While the number of orders grew significantly, a single database became a bottleneck at some point. This is a factor that limits the ability to scale horizontally and increase operational overhead.
A big database costs money and having multiple instances of it and keeping them up to scale was actually becoming expensive for talabat. “That is when you start thinking how to solve that,” says Herzing.
talabat drew a diagram of all its dependencies automatically, which looked like a big spider web in the end. However, there were some meeting points as well including orders and vendor information.
“We thought about this afterwards, and how do you provide this information to everybody in real time, so that they can consume it on their own,” reflects Herzing. talabat started publishing this data on a Kafka topic using schema registry from Confluent. “It works great but you need to be careful how to employ it,” he points out.
- talabat is working with the data warehouse team, beginning next year to consume the data stream into the BI solution.
- The product and technology team scaled rapidly over the last 3 years, quadrupling its size and still continuing to grow
- The talabat monolithic application and database are built with .Net core running on SQL server and hosted on AWS as a public cloud. It is supported by 35+ technology teams using 150+ services. Newer services are using .Net core or golang and PostgreSQL databases
Kafka changes ops
Using Kafka, talabat publishes all the data using a schema registry that makes sure the data is sent to a stream in the same format and does not cause any downstream problems. In other words, publish the same schema to the consumers of the data and then they can consume it as they want.
talabat now puts all the data required for a set of services into an event using a fat event to provide all data needed to process it, as compared to only sending identifiers on the stream.
With this, every downstream consumer has all the data related to the order including items, amount, vendor address, location, rider information and customer’s address, all in one event. This avoids the requirement of sending out queries after the event is generated by the various teams.
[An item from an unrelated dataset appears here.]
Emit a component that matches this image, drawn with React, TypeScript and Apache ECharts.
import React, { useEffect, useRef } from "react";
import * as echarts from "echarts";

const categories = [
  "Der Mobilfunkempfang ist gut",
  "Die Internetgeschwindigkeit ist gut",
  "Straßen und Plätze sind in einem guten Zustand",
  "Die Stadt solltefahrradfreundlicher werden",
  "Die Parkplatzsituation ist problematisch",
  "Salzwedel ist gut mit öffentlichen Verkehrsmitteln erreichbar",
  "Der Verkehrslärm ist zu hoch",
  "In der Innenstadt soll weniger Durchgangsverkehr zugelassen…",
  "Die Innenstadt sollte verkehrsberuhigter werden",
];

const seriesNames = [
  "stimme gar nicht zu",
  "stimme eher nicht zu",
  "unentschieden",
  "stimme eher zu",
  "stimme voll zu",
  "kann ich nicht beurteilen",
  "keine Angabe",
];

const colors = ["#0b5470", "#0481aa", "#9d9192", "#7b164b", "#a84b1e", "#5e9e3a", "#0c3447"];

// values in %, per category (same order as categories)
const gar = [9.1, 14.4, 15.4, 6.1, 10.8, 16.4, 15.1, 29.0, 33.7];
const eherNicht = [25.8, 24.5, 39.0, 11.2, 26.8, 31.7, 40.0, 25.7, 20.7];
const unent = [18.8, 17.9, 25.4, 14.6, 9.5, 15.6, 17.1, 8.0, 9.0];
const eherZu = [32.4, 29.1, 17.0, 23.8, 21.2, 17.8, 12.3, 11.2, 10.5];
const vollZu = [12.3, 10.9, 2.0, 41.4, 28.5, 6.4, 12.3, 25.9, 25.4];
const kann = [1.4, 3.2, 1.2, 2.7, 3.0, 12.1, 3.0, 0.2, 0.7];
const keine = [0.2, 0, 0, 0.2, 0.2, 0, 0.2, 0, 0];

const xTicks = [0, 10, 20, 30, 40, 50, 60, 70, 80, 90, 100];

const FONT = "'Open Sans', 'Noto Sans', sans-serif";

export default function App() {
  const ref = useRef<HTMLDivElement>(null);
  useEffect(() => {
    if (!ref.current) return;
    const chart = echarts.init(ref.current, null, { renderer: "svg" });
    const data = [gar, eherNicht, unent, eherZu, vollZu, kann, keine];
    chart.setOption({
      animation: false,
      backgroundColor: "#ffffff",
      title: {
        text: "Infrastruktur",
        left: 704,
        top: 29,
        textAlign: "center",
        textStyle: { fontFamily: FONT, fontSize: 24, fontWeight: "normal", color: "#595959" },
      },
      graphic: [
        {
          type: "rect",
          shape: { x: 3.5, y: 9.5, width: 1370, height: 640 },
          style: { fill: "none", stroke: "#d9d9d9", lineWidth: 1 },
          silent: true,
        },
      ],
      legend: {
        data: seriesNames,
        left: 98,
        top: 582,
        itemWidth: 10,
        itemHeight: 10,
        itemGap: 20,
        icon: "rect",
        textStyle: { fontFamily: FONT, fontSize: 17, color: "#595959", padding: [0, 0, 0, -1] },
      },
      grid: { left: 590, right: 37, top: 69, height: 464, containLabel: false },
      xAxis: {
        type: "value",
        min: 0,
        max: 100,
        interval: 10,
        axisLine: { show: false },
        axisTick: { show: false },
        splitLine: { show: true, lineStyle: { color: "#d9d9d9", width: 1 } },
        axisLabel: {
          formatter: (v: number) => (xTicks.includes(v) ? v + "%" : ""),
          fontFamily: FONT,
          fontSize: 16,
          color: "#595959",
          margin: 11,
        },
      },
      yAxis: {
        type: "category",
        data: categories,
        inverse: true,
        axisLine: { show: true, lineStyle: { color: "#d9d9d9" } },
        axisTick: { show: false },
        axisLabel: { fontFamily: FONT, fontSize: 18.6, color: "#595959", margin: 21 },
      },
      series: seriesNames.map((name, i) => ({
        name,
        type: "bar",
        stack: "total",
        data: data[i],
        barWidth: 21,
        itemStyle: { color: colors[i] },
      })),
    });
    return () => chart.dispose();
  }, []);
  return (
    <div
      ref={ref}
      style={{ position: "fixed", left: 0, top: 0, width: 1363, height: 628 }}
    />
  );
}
Other than order events, the Kafka data stream also has order status events. Everybody who influences the order event, and that could be multiple producers, writes to the order status event stream with the consumer correlating the data. All change events get collated and evaluated and then sent again as a stream.
talabat emits all events to the Kafka stream, which then replaces part of the monolithic database over time. Whatever can be covered by the data stream and the consumer, is removed over time from the monthly code base to lighten the workload on the monolith database. This makes it easier to work in the code base. “Smaller code bases are easy to understand, easy to build, and fast to deploy,” points out Herzing.
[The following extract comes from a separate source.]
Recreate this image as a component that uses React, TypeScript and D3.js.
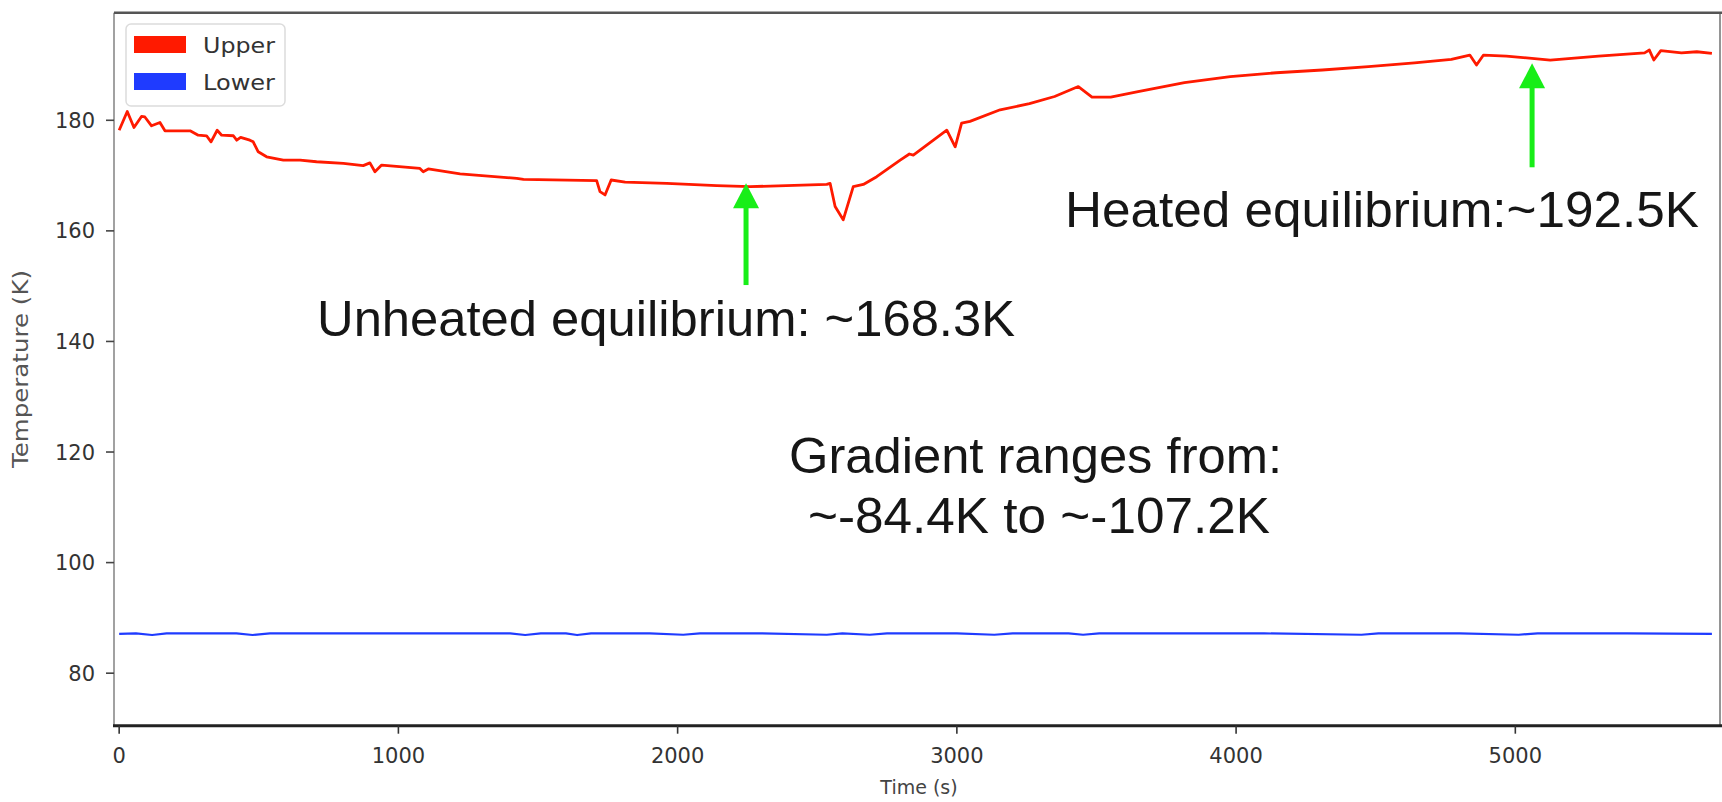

All talabat data is published on the Kafka stream and the teams read only the subset required and write it to the database. While the teams make changes all the time, “we try and isolate those changes to their own area. They have no dependencies but yes, dependencies still happen,” says Herzing.
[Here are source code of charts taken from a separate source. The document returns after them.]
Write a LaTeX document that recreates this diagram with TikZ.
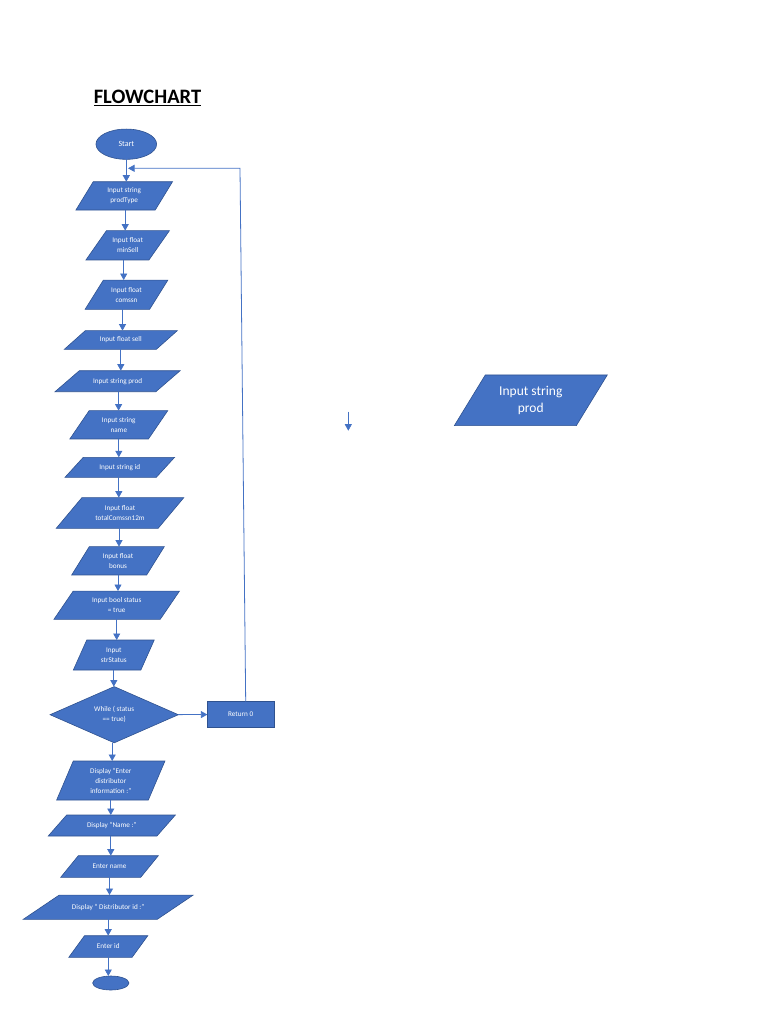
\documentclass[tikz,border=0pt]{standalone}
\usepackage{fontspec}
\setmainfont{Carlito}
\usetikzlibrary{arrows.meta,shapes.geometric}
\definecolor{boxblue}{HTML}{4472C4}
\definecolor{edgeblue}{HTML}{2F528F}
\definecolor{lineblue}{HTML}{4472C4}
% [node options], name, x, y, side, height, slant, text
\newcommand{\ioshape}[8][]{%
	\filldraw[iobox] (#3-#5/2+#7/2,#4-#6/2) -- ++(#5,0) -- ++(-#7,#6) -- ++(-#5,0) -- cycle;
	\node[iotext,minimum width=#5,minimum height=#6,#1] (#2) at (#3,#4) {#8};}
\begin{document}
\begin{tikzpicture}[x=1pt,y=-1pt,
		iobox/.style={fill=boxblue,draw=edgeblue,line width=0.6pt},
		iotext/.style={text=white,font=\fontsize{7.2}{10}\selectfont,align=center,inner sep=0pt,outer sep=0pt},
		flow/.style={draw=lineblue,line width=0.8pt,-{Triangle[length=6.5pt,width=7pt]}}]
		\useasboundingbox (0,0) rectangle (768,1024);
		\node[font=\fontsize{20.5}{24}\selectfont\bfseries] (title) at (147.5,98) {\underline{FLOWCHART}};
		\node[ellipse,iobox,iotext,minimum width=60.7,minimum height=30.3,font=\fontsize{8}{10}\selectfont] (start) at (126.3,144.2) {Start};
		\ioshape{prodtype}{124.2}{195.9}{79.3}{28.3}{17.3}{Input string\\prodType}
		\ioshape{minsell}{127.7}{245.3}{63}{29.3}{20.5}{Input float\\minSell}
		\ioshape{comssn}{126.5}{294.7}{64.5}{29.3}{18.3}{Input float\\comssn}
		\ioshape{sell}{120.8}{340}{92}{18.7}{21}{Input float sell}
		\ioshape{prod}{117.6}{381.2}{100.8}{21}{24.3}{Input string prod}
		\ioshape{name}{118.8}{424.8}{78.6}{28.3}{19.3}{Input string\\name}
		\ioshape{id}{119.8}{467.3}{91.3}{20}{18.3}{Input string id}
		\ioshape{total}{120}{513}{101.9}{30.7}{25.7}{Input float\\totalComssn12m}
		\ioshape{bonus}{118}{560.8}{75}{28.3}{17.6}{Input float\\bonus}
		\ioshape{status}{116.7}{605.2}{106.3}{28.3}{19.3}{Input bool status\\= true}
		\ioshape{strstatus}{113.8}{655}{67.5}{30}{13.4}{Input\\strStatus}
		\node[diamond,iobox,iotext,minimum width=128.3,minimum height=54] (loop) at (114.2,714.7) {While ( status\\== true)};
		\node[rectangle,iobox,iotext,draw=edgeblue,line width=1pt,minimum width=66.7,minimum height=25.6] (ret) at (240.7,714.5) {Return 0};
		\ioshape{enter}{110.8}{780.5}{91.7}{39}{16.6}{Display “Enter\\distributor\\information :”}
		\ioshape{showname}{111.8}{825.5}{108.7}{21}{18.4}{Display “Name :”}
		\ioshape{entername}{109.5}{866.5}{80}{21.6}{17.6}{Enter name}
		\ioshape{showid}{108.2}{907.2}{134}{24.3}{36}{Display “ Distributor id :”}
		\ioshape{enterid}{108.3}{946.5}{63.3}{21.6}{15.7}{Enter id}
		\node[ellipse,iobox,minimum width=36.3,minimum height=14,inner sep=0pt,outer sep=0pt] (stop) at (110.8,983) {};
		\ioshape[font=\fontsize{13.5}{17}\selectfont]{bigprod}{530.8}{400.3}{122}{50.7}{31}{Input string\\prod}
		\coordinate (loopturn) at (240,168.3);
		\coordinate (loopend) at (128,168.3);
		\coordinate (straytop) at (348.3,411.7);
		\coordinate (straybot) at (348.3,430.7);
		\draw[flow] (start.south) -- (start.south |- prodtype.north);
		\draw[flow] ([xshift=1pt]prodtype.south) -- ([xshift=1pt]prodtype.south |- minsell.north);
		\draw[flow] ([xshift=-4pt]minsell.south) -- ([xshift=-4pt]minsell.south |- comssn.north);
		\draw[flow] ([xshift=-4pt]comssn.south) -- ([xshift=-4pt]comssn.south |- sell.north);
		\draw[flow] (sell.south) -- (sell.south |- prod.north);
		\draw[flow] ([xshift=1pt]prod.south) -- ([xshift=1pt]prod.south |- name.north);
		\draw[flow] (name.south) -- (name.south |- id.north);
		\draw[flow] ([xshift=-1pt]id.south) -- ([xshift=-1pt]id.south |- total.north);
		\draw[flow] ([xshift=-1pt]total.south) -- ([xshift=-1pt]total.south |- bonus.north);
		\draw[flow] (bonus.south) -- (bonus.south |- status.north);
		\draw[flow] (status.south) -- (status.south |- strstatus.north);
		\draw[flow] (strstatus.south) -- (strstatus.south |- loop.north);
		\draw[flow] (loop) -- (ret);
		\draw[flow] ([xshift=-2pt]loop.south) -- ([xshift=-2pt]loop.south |- enter.north);
		\draw[flow] (enter.south) -- (enter.south |- showname.north);
		\draw[flow] ([xshift=-1pt]showname.south) -- ([xshift=-1pt]showname.south |- entername.north);
		\draw[flow] (entername.south) -- (entername.south |- showid.north);
		\draw[flow] (showid.south) -- (showid.south |- enterid.north);
		\draw[flow] (enterid.south) -- (enterid.south |- stop.north);
		\draw[flow] ([xshift=5pt]ret.north) -- (loopturn) -- (loopend);
		\draw[flow,line width=0.6pt] (straytop) -- (straybot);
	\end{tikzpicture}
\end{document}
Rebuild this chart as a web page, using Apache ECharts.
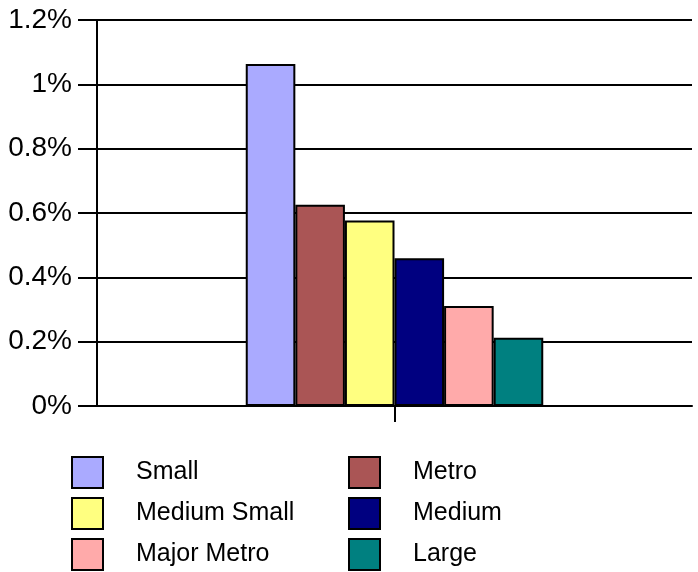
<!DOCTYPE html>
<html>
<head>
<meta charset="utf-8">
<script src="https://cdn.jsdelivr.net/npm/echarts@6/dist/echarts.min.js"></script>
<style>html,body{margin:0;padding:0;background:#fff}#c{width:698px;height:572px}</style>
</head>
<body>
<div id="c"></div>
<script>
const categories = [''];
const seriesNames = ['Small', 'Metro', 'Medium Small', 'Medium', 'Major Metro', 'Large'];
const seriesValues = [1.063, 0.626, 0.577, 0.459, 0.311, 0.212];
const seriesColors = ['#aaaaff', '#aa5555', '#ffff80', '#000080', '#ffaaaa', '#008080'];
const yTicks = [0, 0.2, 0.4, 0.6, 0.8, 1.0, 1.2];

const FONT = '"Liberation Sans", Arial, sans-serif';
const chart = echarts.init(document.getElementById('c'), null, {renderer: 'canvas'});

const series = seriesNames.map((n, i) => ({
  name: n,
  type: 'bar',
  data: [seriesValues[i]],
  barGap: '0%',
  barCategoryGap: '50%',
  itemStyle: {color: seriesColors[i], borderColor: '#000', borderWidth: 2},
  emphasis: {disabled: true}
}));

const legendBase = {
  orient: 'vertical',
  itemWidth: 31,
  itemHeight: 31,
  itemGap: 8,
  padding: 0,
  height: 200,
  icon: 'rect',
  selectedMode: false,
  textStyle: {fontFamily: FONT, fontSize: 25, color: '#000', padding: [0, 0, 0, 28]},
  itemStyle: {borderColor: '#000', borderWidth: 2}
};

chart.setOption({
  animation: false,
  textStyle: {fontFamily: FONT},
  grid: {left: 97, right: 6, top: 20, bottom: 166, containLabel: false},
  xAxis: {
    type: 'category',
    data: categories,
    axisLine: {lineStyle: {color: '#000', width: 2}},
    axisTick: {show: true, alignWithLabel: true, length: 16, lineStyle: {color: '#000', width: 2}},
    axisLabel: {show: false}
  },
  yAxis: {
    type: 'value',
    min: yTicks[0],
    max: yTicks[yTicks.length - 1],
    interval: 0.2,
    axisLine: {show: true, lineStyle: {color: '#000', width: 2}},
    axisTick: {show: true, length: 19, lineStyle: {color: '#000', width: 2}},
    axisLabel: {
      margin: 25, fontSize: 28, color: '#000', fontFamily: FONT,
      formatter: v => (+v.toFixed(1)) + '%'
    },
    splitLine: {show: true, lineStyle: {color: '#000', width: 2}}
  },
  legend: [
    Object.assign({}, legendBase, {left: 71, top: 456, data: ['Small', 'Medium Small', 'Major Metro']}),
    Object.assign({}, legendBase, {left: 348, top: 456, data: ['Metro', 'Medium', 'Large']})
  ],
  series: series
});
</script>
</body>
</html>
Are we still too tightly coupled? What is the next evolution? How do we start to move things out? “It is a process and it is not finished,” answers Herzing. “As long as we have the monolithic application around, we will still have those dependencies,” he points out.
Using Kafka, Talabat publishes all the data using a schema registry that makes sure the data is sent to a stream in the same format and does not cause any downstream problems. In other words, publish the same schema to the consumers of the data and then they can consume it as they want. Talabat now puts all the data required for a set of services into an event and calls it a fat event differentiating it from a thin event.
This multi-country delivery portal has successfully managed to scale its development teams through the usage of event streaming using Kafka from Confluent.